REPUBLIKA.CO.ID, JAKARTA -- Pengamat politik dari Indonesian Institute for Development and Democracy (Inded), Arif Susanto berpendapat, pertarungan politik di Pilkada DKI Jakarta masih mengandalkan strategi politik ketokohan. Sehingga, menurutnya yang diandalkan para calon dalam memenangkan kontestasi politik masih mengandalkan popularitas.
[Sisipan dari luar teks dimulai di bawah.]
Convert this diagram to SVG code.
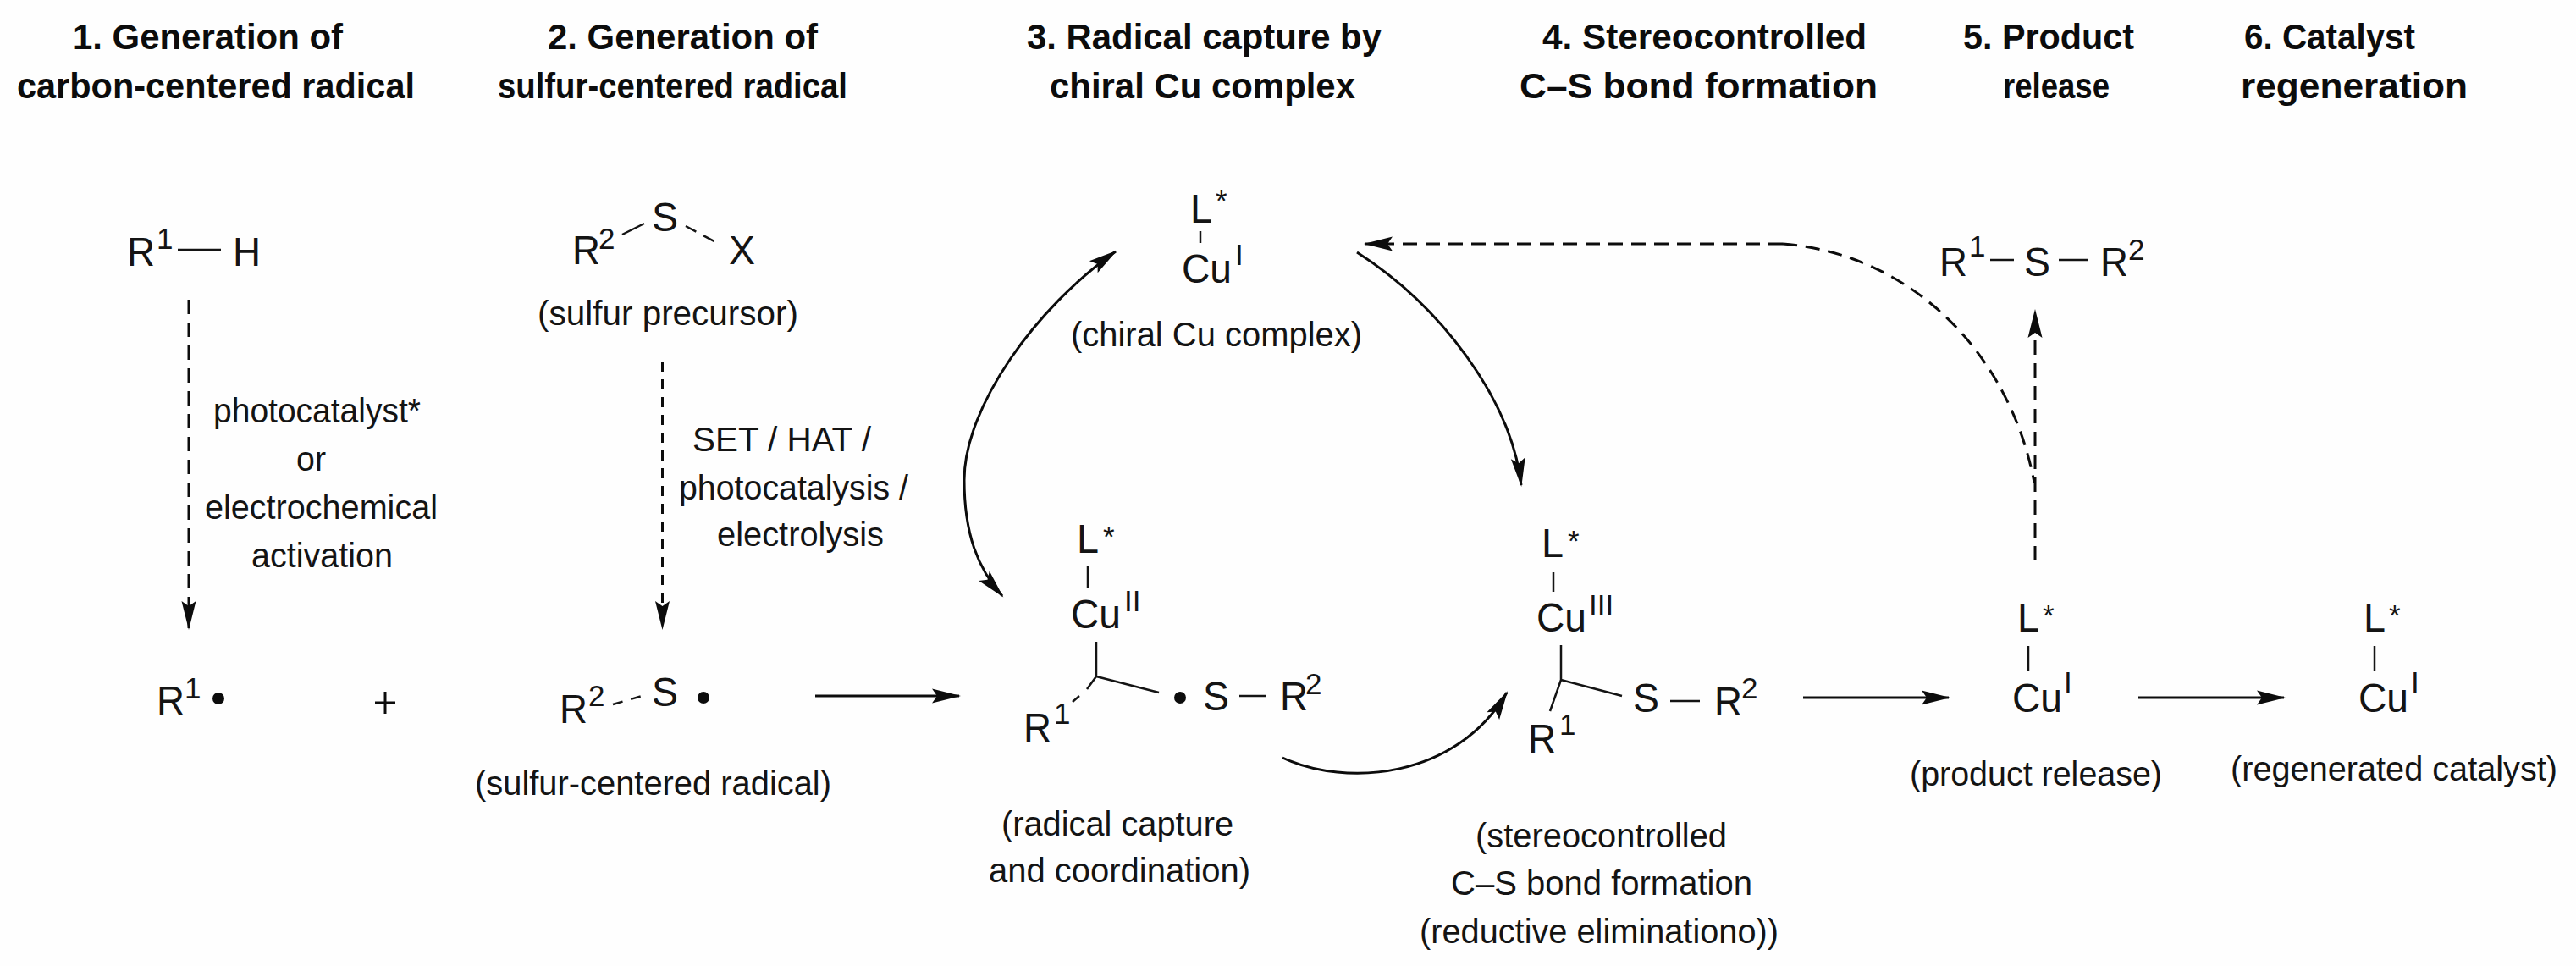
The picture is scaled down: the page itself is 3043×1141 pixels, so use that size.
<svg xmlns="http://www.w3.org/2000/svg" width="3043" height="1141" viewBox="0 0 3043 1141">
<style>
text{font-family:"Liberation Sans",Arial,sans-serif;fill:#141414}
.h{font-size:43px;font-weight:700;fill:#0c0c0c}
.t{font-size:41px}
.a{font-size:48px}
.s{font-size:35px}
.b{stroke:#141414;stroke-width:2.5px;fill:none}
.c{stroke:#0c0c0c;stroke-width:3px;fill:none}
.d{stroke-dasharray:17 10}
.e{stroke-dasharray:12 9}
</style>
<defs>
<marker id="ah" markerUnits="userSpaceOnUse" markerWidth="36" markerHeight="22" viewBox="0 0 36 22" refX="32" refY="11" orient="auto-start-reverse"><path d="M0,2.5L34,11L0,19.5L6,11Z" fill="#0c0c0c"/></marker>
</defs>
<rect width="3043" height="1141" fill="#fefefe"/>
<g id="headers">
<text class="h" x="86" y="58" textLength="319" lengthAdjust="spacingAndGlyphs">1. Generation of</text>
<text class="h" x="20" y="116" textLength="470" lengthAdjust="spacingAndGlyphs">carbon-centered radical</text>
<text class="h" x="647" y="58" textLength="319" lengthAdjust="spacingAndGlyphs">2. Generation of</text>
<text class="h" x="588" y="116" textLength="413" lengthAdjust="spacingAndGlyphs">sulfur-centered radical</text>
<text class="h" x="1213" y="58" textLength="419" lengthAdjust="spacingAndGlyphs">3. Radical capture by</text>
<text class="h" x="1240" y="116" textLength="361" lengthAdjust="spacingAndGlyphs">chiral Cu complex</text>
<text class="h" x="1822" y="58" textLength="383" lengthAdjust="spacingAndGlyphs">4. Stereocontrolled</text>
<text class="h" x="1795" y="116" textLength="423" lengthAdjust="spacingAndGlyphs">C–S bond formation</text>
<text class="h" x="2319" y="58" textLength="202" lengthAdjust="spacingAndGlyphs">5. Product</text>
<text class="h" x="2366" y="116" textLength="126" lengthAdjust="spacingAndGlyphs">release</text>
<text class="h" x="2651" y="58" textLength="202" lengthAdjust="spacingAndGlyphs">6. Catalyst</text>
<text class="h" x="2647" y="116" textLength="268" lengthAdjust="spacingAndGlyphs">regeneration</text>
</g>
<g id="connectors">
<path class="c d" d="M223,354V742" marker-end="url(#ah)"/>
<path class="c e" d="M782.500,427V742" marker-end="url(#ah)"/>
<path class="c" d="M963,822H1133" marker-end="url(#ah)"/>
<path class="c" d="M1318,297C1225,362 1139,480 1139,567C1139,630 1155,672 1184,704" marker-start="url(#ah)" marker-end="url(#ah)"/>
<path class="c" d="M1603,298C1700,360 1785,470 1797,573" marker-end="url(#ah)"/>
<path class="c" d="M1515,895C1590,930 1720,920 1780,818" marker-end="url(#ah)"/>
<path class="c" d="M2130,824H2302" marker-end="url(#ah)"/>
<path class="c" d="M2526,824H2698" marker-end="url(#ah)"/>
<path class="c d" d="M2404,662V367" marker-end="url(#ah)"/>
<path class="c d" d="M2106,288H1613" marker-end="url(#ah)"/>
<path class="c d" d="M2106,288C2260,300 2375,420 2403,570"/>
</g>
<g id="n-r1h">
<text class="a" x="150" y="314" textLength="33" lengthAdjust="spacingAndGlyphs">R</text><text class="s" x="185" y="294">1</text><path class="b" d="M210,295H261"/><text class="a" x="275" y="314" textLength="33" lengthAdjust="spacingAndGlyphs">H</text>
</g>
<g id="label-activation">
<text class="t" x="252" y="499" textLength="245" lengthAdjust="spacingAndGlyphs">photocatalyst*</text>
<text class="t" x="350" y="556" textLength="35" lengthAdjust="spacingAndGlyphs">or</text>
<text class="t" x="242" y="613" textLength="275" lengthAdjust="spacingAndGlyphs">electrochemical</text>
<text class="t" x="297" y="670" textLength="167" lengthAdjust="spacingAndGlyphs">activation</text>
</g>
<g id="n-r2sx">
<text class="a" x="676" y="312" textLength="33" lengthAdjust="spacingAndGlyphs">R</text><text class="s" x="707" y="294">2</text><text class="a" x="770" y="273" textLength="31" lengthAdjust="spacingAndGlyphs">S</text><text class="a" x="861" y="312" textLength="31" lengthAdjust="spacingAndGlyphs">X</text>
<path class="b" d="M735,277L761,264"/><path class="b" stroke-dasharray="14 10" d="M810,267L851,289"/>
<text class="t" x="635" y="384" textLength="308" lengthAdjust="spacingAndGlyphs">(sulfur precursor)</text>
</g>
<g id="label-set">
<text class="t" x="818" y="533" textLength="211" lengthAdjust="spacingAndGlyphs">SET / HAT /</text>
<text class="t" x="802" y="590" textLength="271" lengthAdjust="spacingAndGlyphs">photocatalysis /</text>
<text class="t" x="847" y="645" textLength="197" lengthAdjust="spacingAndGlyphs">electrolysis</text>
</g>
<g id="n-r1rad">
<text class="a" x="185" y="844" textLength="33" lengthAdjust="spacingAndGlyphs">R</text><text class="s" x="218" y="825">1</text><circle cx="258" cy="825" r="7" fill="#0c0c0c"/>
</g>
<g id="n-plus"><path class="c" d="M443,830H467M455,817V843"/></g>
<g id="n-r2srad">
<text class="a" x="661" y="854" textLength="33" lengthAdjust="spacingAndGlyphs">R</text><text class="s" x="695" y="834">2</text><path class="b" stroke-dasharray="12 10" d="M724,832L762,821"/><text class="a" x="770" y="834" textLength="31" lengthAdjust="spacingAndGlyphs">S</text><circle cx="831" cy="824" r="7" fill="#0c0c0c"/>
<text class="t" x="561" y="939" textLength="421" lengthAdjust="spacingAndGlyphs">(sulfur-centered radical)</text>
</g>
<g id="n-cu1-top">
<text class="a" x="1406" y="263" textLength="26" lengthAdjust="spacingAndGlyphs">L</text><text class="s" x="1436" y="249">*</text><path class="b" d="M1418,273V287"/><text class="a" x="1396" y="334" textLength="59" lengthAdjust="spacingAndGlyphs">Cu</text><text class="s" x="1459" y="313">I</text>
<text class="t" x="1265" y="409" textLength="344" lengthAdjust="spacingAndGlyphs">(chiral Cu complex)</text>
</g>
<g id="n-cu2">
<text class="a" x="1272" y="653" textLength="26" lengthAdjust="spacingAndGlyphs">L</text><text class="s" x="1303" y="646">*</text><path class="b" d="M1285,669V694"/><text class="a" x="1265" y="742" textLength="59" lengthAdjust="spacingAndGlyphs">Cu</text><text class="s" x="1328" y="722">II</text>
<path class="b" d="M1295,758V799L1369,818M1295,799L1284,814M1275,822L1267,829"/>
<text class="a" x="1209" y="876" textLength="33" lengthAdjust="spacingAndGlyphs">R</text><text class="s" x="1245" y="855">1</text><circle cx="1394" cy="824" r="7" fill="#0c0c0c"/><text class="a" x="1421" y="839" textLength="31" lengthAdjust="spacingAndGlyphs">S</text><path class="b" d="M1464,822H1496"/><text class="a" x="1512" y="839" textLength="33" lengthAdjust="spacingAndGlyphs">R</text><text class="s" x="1542" y="820">2</text>
<text class="t" x="1183" y="987" textLength="274" lengthAdjust="spacingAndGlyphs">(radical capture</text>
<text class="t" x="1168" y="1042" textLength="309" lengthAdjust="spacingAndGlyphs">and coordination)</text>
</g>
<g id="n-cu3">
<text class="a" x="1821" y="658" textLength="26" lengthAdjust="spacingAndGlyphs">L</text><text class="s" x="1852" y="651">*</text><path class="b" d="M1835,676V699"/><text class="a" x="1815" y="746" textLength="59" lengthAdjust="spacingAndGlyphs">Cu</text><text class="s" x="1877" y="727">III</text>
<path class="b" d="M1844,762V803L1916,822M1844,803L1831,840"/>
<text class="a" x="1805" y="889" textLength="33" lengthAdjust="spacingAndGlyphs">R</text><text class="s" x="1842" y="868">1</text><text class="a" x="1929" y="841" textLength="31" lengthAdjust="spacingAndGlyphs">S</text><path class="b" d="M1973,828H2008"/><text class="a" x="2025" y="845" textLength="33" lengthAdjust="spacingAndGlyphs">R</text><text class="s" x="2057" y="825">2</text>
<text class="t" x="1743" y="1001" textLength="297" lengthAdjust="spacingAndGlyphs">(stereocontrolled</text>
<text class="t" x="1714" y="1057" textLength="356" lengthAdjust="spacingAndGlyphs">C–S bond formation</text>
<text class="t" x="1677" y="1114" textLength="424" lengthAdjust="spacingAndGlyphs">(reductive eliminationo))</text>
</g>
<g id="n-product">
<text class="a" x="2291" y="326" textLength="33" lengthAdjust="spacingAndGlyphs">R</text><text class="s" x="2326" y="303">1</text><path class="b" d="M2351,307H2379"/><text class="a" x="2391" y="326" textLength="31" lengthAdjust="spacingAndGlyphs">S</text><path class="b" d="M2432,307H2466"/><text class="a" x="2481" y="326" textLength="33" lengthAdjust="spacingAndGlyphs">R</text><text class="s" x="2514" y="307">2</text>
</g>
<g id="n-cu1-release">
<text class="a" x="2383" y="746" textLength="26" lengthAdjust="spacingAndGlyphs">L</text><text class="s" x="2413" y="739">*</text><path class="b" d="M2396,763V792"/><text class="a" x="2377" y="841" textLength="59" lengthAdjust="spacingAndGlyphs">Cu</text><text class="s" x="2438" y="818">I</text>
<text class="t" x="2256" y="928" textLength="298" lengthAdjust="spacingAndGlyphs">(product release)</text>
</g>
<g id="n-cu1-regen">
<text class="a" x="2792" y="746" textLength="26" lengthAdjust="spacingAndGlyphs">L</text><text class="s" x="2822" y="739">*</text><path class="b" d="M2805,763V792"/><text class="a" x="2786" y="841" textLength="59" lengthAdjust="spacingAndGlyphs">Cu</text><text class="s" x="2848" y="818">I</text>
<text class="t" x="2635" y="922" textLength="386" lengthAdjust="spacingAndGlyphs">(regenerated catalyst)</text>
</g>
</svg>
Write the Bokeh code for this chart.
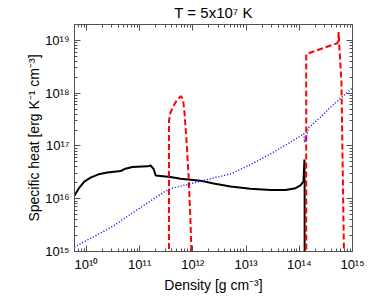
from bokeh.plotting import figure
from bokeh.models import Range1d, LogAxis, FixedTicker, CustomJSTickFormatter
from bokeh.embed import file_html
from bokeh.resources import INLINE

# ---- data ----
black_x = [5.96e9, 7.1e9, 9.1e9, 1.19e10, 1.68e10, 2.48e10, 4.4e10, 5.4e10, 7.3e10, 1.4e11,
           1.6e11, 1.82e11, 2.0e11, 2.46e11, 3.8e11, 5.9e11, 1.38e12, 2.45e12, 5.1e12,
           1.2e13, 2.9e13, 5.5e13, 8.5e13, 1.05e14, 1.2e14, 1.25e14, 1.26e14, 1.26e14]
black_y = [1.15e16, 1.55e16, 2.1e16, 2.5e16, 2.9e16, 3.15e16, 3.35e16, 3.7e16, 4.0e16, 4.1e16,
           4.25e16, 3.7e16, 2.75e16, 2.7e16, 2.57e16, 2.4e16, 2.2e16, 1.95e16, 1.7e16,
           1.55e16, 1.46e16, 1.46e16, 1.58e16, 1.78e16, 2.14e16, 5.5e16, 2.0e16, 1e14]

red_x = [3.55e11, 3.55e11, 3.8e11, 4.4e11, 5.1e11, 5.9e11, 6.5e11, 6.9e11, 7.6e11, 8.3e11,
         9.0e11, 9.4e11, 1.0e12, 1.35e14, 1.35e14, 5.16e14, 5.4e14, 5.5e14, 5.6e14, 5.7e14,
         6.2e14, 6.9e14, 7.2e14]
red_y = [1e13, 3.0e17, 4.3e17, 5.9e17, 7.6e17, 8.7e17, 7.9e17, 4.7e17, 1.26e17, 2.75e16,
         3.9e15, 1e15, 1e13, 1e13, 5.5e18, 8.8e18, 1.0e19, 1.43e19, 9.1e18, 6.5e18,
         1.6e18, 1e15, 1e13]

blue_x = [5.9e9, 2.8e10, 1.04e11, 2.8e11, 3.8e11, 1.38e12, 5.1e12, 1.2e13, 2.9e13, 6.8e13,
          1.22e14, 1.26e14, 1.51e14, 2.5e14, 3.86e14, 1e15]
blue_y = [1.22e15, 2.8e15, 6.8e15, 1.32e16, 1.55e16, 2.14e16, 2.95e16, 4.4e16, 7.1e16, 1.17e17,
          1.7e17, 1.17e17, 2.24e17, 3.5e17, 5.4e17, 1.26e18]

x_ticks = [1e10, 1e11, 1e12, 1e13, 1e14, 1e15]
x_tick_labels = ["10¹⁰", "10¹¹", "10¹²", "10¹³", "10¹⁴", "10¹⁵"]
y_ticks = [1e15, 1e16, 1e17, 1e18, 1e19]
y_tick_labels = ["10¹⁵", "10¹⁶", "10¹⁷", "10¹⁸", "10¹⁹"]

title_text = "T = 5x10⁷ K"
x_label = "Density [g cm⁻³]"
y_label = "Specific heat [erg K⁻¹ cm⁻³]"

FONT = "Liberation Sans"
AXC = "#505050"

x_minor = [m * 10.0 ** e for e in range(9, 16) for m in range(2, 10)]
y_minor = [m * 10.0 ** e for e in range(14, 20) for m in range(2, 10)]

p = figure(width=366, height=296, x_axis_type="log", y_axis_type="log",
           x_range=Range1d(10 ** 9.775, 1e15), y_range=Range1d(1e15, 10 ** 19.3),
           output_backend="svg", toolbar_location=None,
           min_border_left=74, min_border_right=14, min_border_top=24, min_border_bottom=45)
p.grid.visible = False
p.outline_line_color = AXC
p.outline_line_width = 1

lab_code = """
const lt = Math.log10(tick);
for (let i = 0; i < tvals.length; i++) {
  if (Math.abs(Math.log10(tvals[i]) - lt) < 1e-6) return tlabels[i];
}
return '';
"""

def style_axis(ax, ticks, minor, labels, show):
    ax.ticker = FixedTicker(ticks=ticks, minor_ticks=minor)
    ax.major_tick_in = 6
    ax.major_tick_out = 0
    ax.minor_tick_in = 3
    ax.minor_tick_out = 0
    ax.axis_line_color = AXC
    ax.major_tick_line_color = AXC
    ax.minor_tick_line_color = AXC
    if show:
        ax.formatter = CustomJSTickFormatter(args=dict(tvals=ticks, tlabels=labels), code=lab_code)
        ax.major_label_text_font = FONT
        ax.major_label_text_font_size = "13px"
        ax.major_label_text_color = "black"
        ax.major_label_standoff = 5
    else:
        ax.formatter = CustomJSTickFormatter(code="return '';")
        ax.major_label_text_font_size = "0px"
        ax.major_label_standoff = 0

style_axis(p.xaxis[0], x_ticks, x_minor, x_tick_labels, True)
style_axis(p.yaxis[0], y_ticks, y_minor, y_tick_labels, True)
p.xaxis[0].axis_label = x_label
p.yaxis[0].axis_label = y_label
for ax in (p.xaxis[0], p.yaxis[0]):
    ax.axis_label_text_font = FONT
    ax.axis_label_text_font_size = "14px"
    ax.axis_label_text_font_style = "normal"
    ax.axis_label_text_color = "black"
p.xaxis[0].axis_label_standoff = 2
p.yaxis[0].axis_label_standoff = 0

top = LogAxis()
style_axis(top, x_ticks, x_minor, x_tick_labels, False)
top.axis_label = title_text
top.axis_label_text_font = FONT
top.axis_label_text_font_size = "15px"
top.axis_label_text_font_style = "normal"
top.axis_label_text_color = "black"
top.axis_label_standoff = 4
p.add_layout(top, "above")

right = LogAxis()
style_axis(right, y_ticks, y_minor, y_tick_labels, False)
p.add_layout(right, "right")

p.line(black_x, black_y, line_color="black", line_width=2)
p.line(red_x, red_y, line_color="red", line_width=2, line_dash="6 3")
p.line(blue_x, blue_y, line_color="blue", line_width=1.5, line_dash="1 2")

open("out.html", "w").write(file_html(p, INLINE))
"Padahal harusnya lebih bergeser kepada politik ide. Jadi pertarungan antara Ahok dan yang lainnya, bukan pertarungan popularitas, tapi lebih pada pertarungan siapa di antara mereka yang memiliki ide lebih baik memperbaiki Jakarta," kata Arif saat dihubungi Republika.co.id, Kamis (6/10).
Politik ketokohan yang dimaksud Arif adalah, ketiga pasangan calon yang berkontestasi di Pilkada DKI Jakarta masih mengandalkan back up dari ketua parpol yang merupakan tokoh nasional. Selain itu, para partai politik pun memilih calon yang memiliki popularitas.
"Pertama popularitas dari ketua parpol yang merupakan tokoh nasional. Kedua popularitas dari tokoh itu sendiri," ucap Arif.
Akibatnya, popularitas tersebut seolah-olah lebih penting dibanding kapabilitas. Seperti contoh, Anies Baswedan diusung Gerindra dan PKS, yang menjadi salah satu pertimbangan adalah popularitas sebagai mantan menteri pendidikan.
Begitu pun dengan Agus Harimurti Yudhoyono yang sekalipun sebelumnya tidak begitu dikenal masyarakat, sosok ayahnya, Susilo Bambang Yudhoyono masih membekas di ingatan masyarakat. Begitu pun dengan Ahok yang juga mendapat bantuan peran dari mantan presiden RI, Megawati Soekarnoputri.